Durante 2017 el Centro Prodh documentó 29 casos de mujeres que alegaron haber sido torturadas sexualmente. Después de casi un año de trabajo confirmamos que la violación es la herramienta por excelencia en contra de ellas por parte de las fuerzas de seguridad y castrenses. Así, en los 29 casos analizados, en 11 se empleó la amenaza de cometer violación sexual; en tres estaba por consumarse, pero el o los agentes fueron interrumpidos; en otros 15 se consumó y, de éstos, en 12 casos se cometió de forma tumultuaria. Este último fenómeno evidencia el nivel de organización y complicidad que mantiene la violación como una herramienta para suprimir la voluntad de las mujeres.
Cualquier gobierno que pretenda revertir la violencia, desigualdad y discriminación por razones de género —desde el ámbito familiar y privado, hasta los ámbitos públicos, institucionales, escolares, laborales y otros— debe partir de evaluar y resarcir su participación en estas prácticas, ya sea por acción (cuando los perpetradores son actores estatales) u omisión (incluyendo cuando los perpetradores son actores no estatales, pero no existen mecanismos de prevención, protección e investigación). Al día de hoy, por el contrario, el aparato estatal perpetúa prácticas de discriminación y violencia agravada por razones de género —que se verifican tanto en espacios públicos como privados— en un contexto en el que la tortura sexual a mujeres no sólo es tolerada y encubierta, sino que es la herramienta de fabricación de pruebas contra personas inocentes.
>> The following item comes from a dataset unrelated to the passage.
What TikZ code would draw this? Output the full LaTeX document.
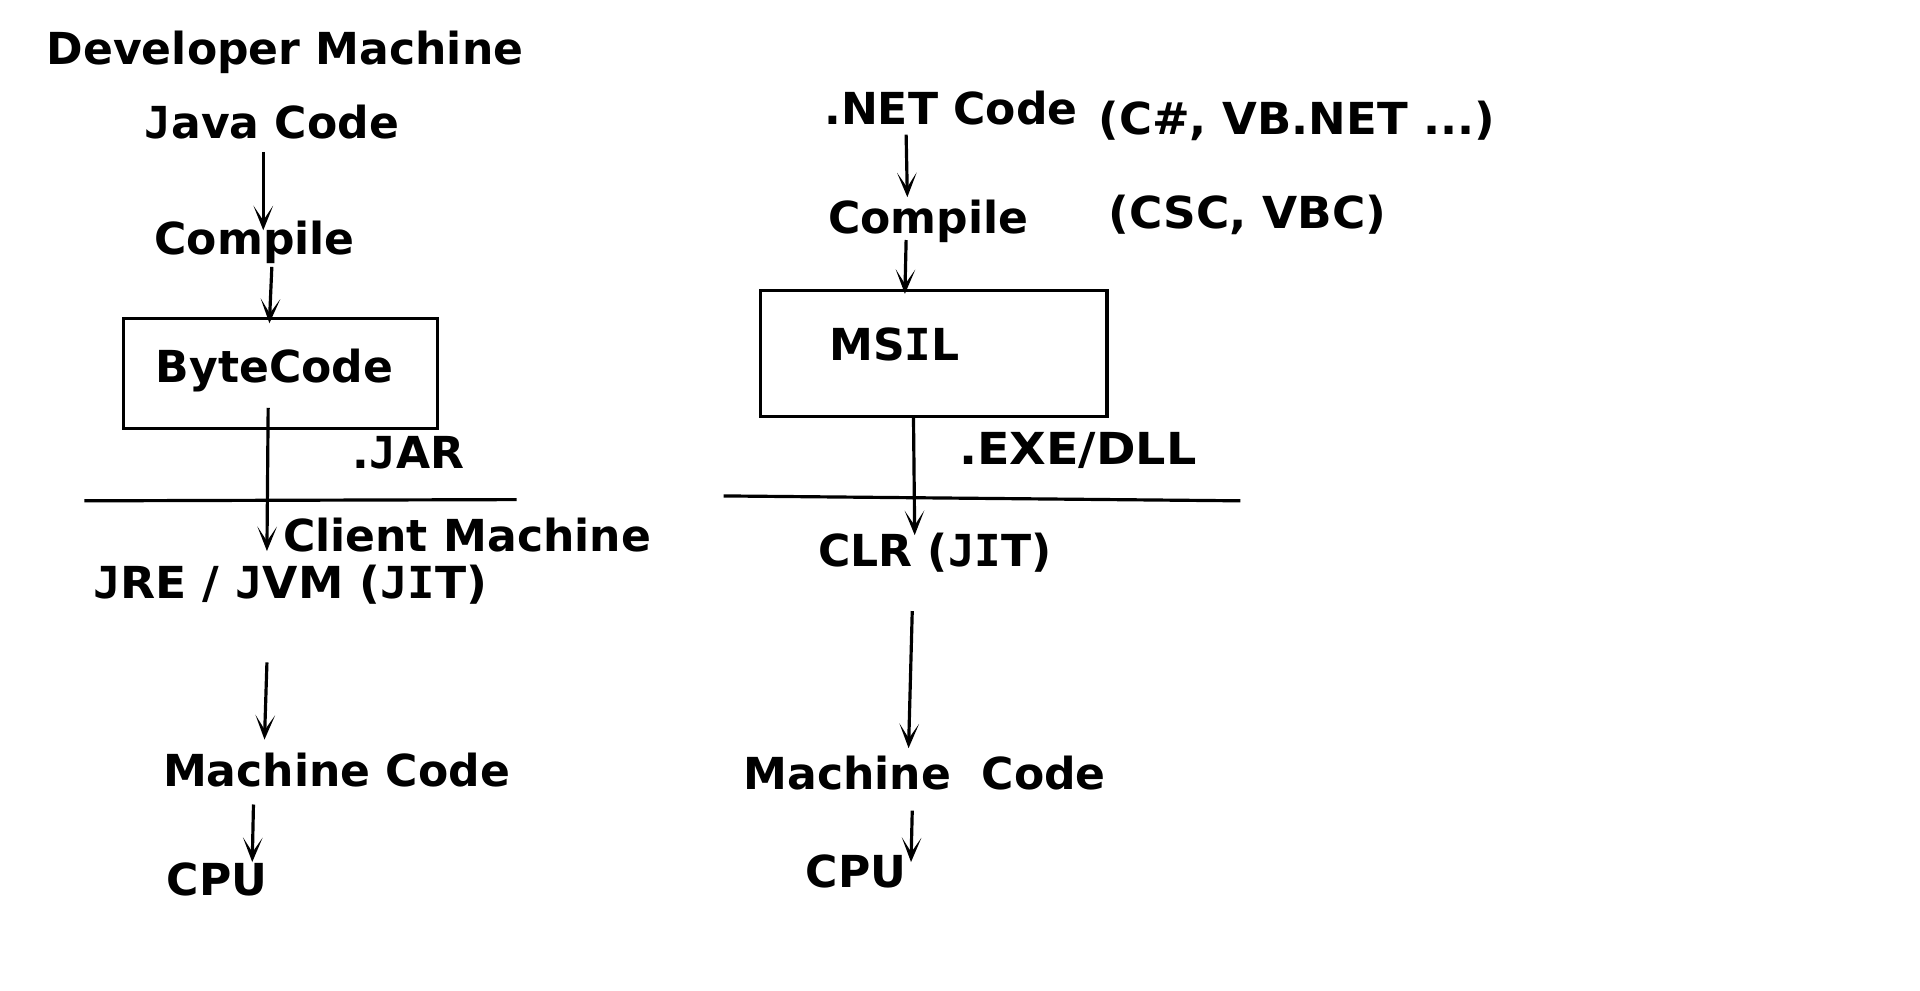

Es así que una de las primeras tareas de los nuevos funcionarios electos en julio de este año, así como obligación legal y moral de todas las autoridades actuales y futuras, es dejar de ser un Estado tolerante de la tortura sexual y dirigir sus esfuerzos hacia la prevención, investigación, sanción y plena erradicación de esta forma extrema de violencia y discriminación.